Multidrug resistance in cancer chemotherapy frequently correlates with overexpression of the P-glycoprotein drug transporter. Attempts to reverse P-glycoprotein-mediated multidrug resistance with racemic verapamil or its less toxic (R)-enantiomer have been complicated by cardiotoxicity. The objective of this study was to investigate the effects of the major verapamil metabolite, norverapamil, as well as the PR-22 and D-620 metabolites, on P-glycoprotein- mediated drug transport. We measured the basolateral-to-apical fluxes of the P-glycoprotein substrates digoxin and vinblastine in the presence and absence of verapamil, (R)-norverapamil, (S)-norverapamil, racemic norverapamil, PR-22, or D-620 across confluent monolayers of Madin-Darby canine kidney (MDCK) cells that express P-glycoprotein on their apical membranes. Verapamil and norverapamil nonstereospecifically inhibited the renal tubular secretion of digoxin and vinblastine similarly in a dose-dependent manner.
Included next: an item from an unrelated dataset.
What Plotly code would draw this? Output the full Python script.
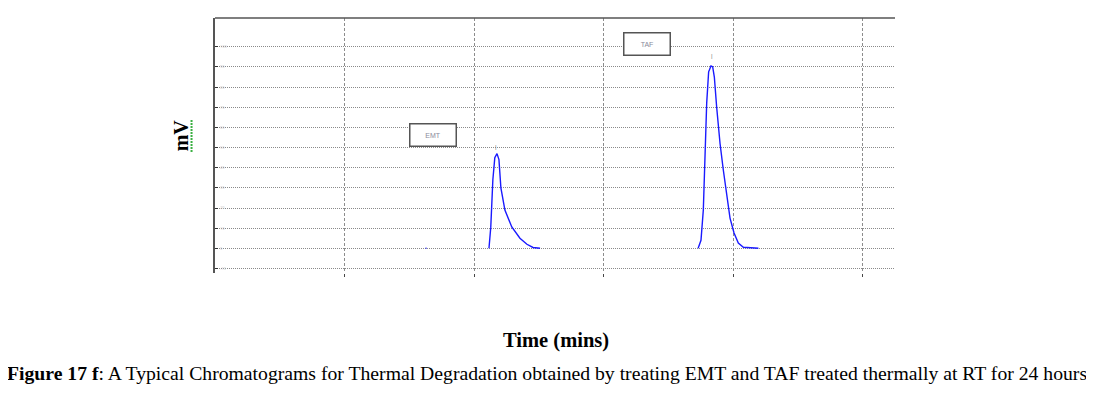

However, there was no decrease in the cellular accumu- lation of digoxin and vinblastine, suggesting that neither verapamil nor norverapamil prevent the substrates from entering the MDCK cells. Furthermore, the norverapamil metabolite P-22 also inhibited the secretion of these P-glycoprotein substrates. Our results suggest that the verapamil metabolites norverapamil and PR-22, which are less cardiotoxic than the parent compound, have comparable inhibitory abilities to verapamil (norverapamil greater than PR-22) and may be useful in reversing resistance to P-glycoprotein substrates.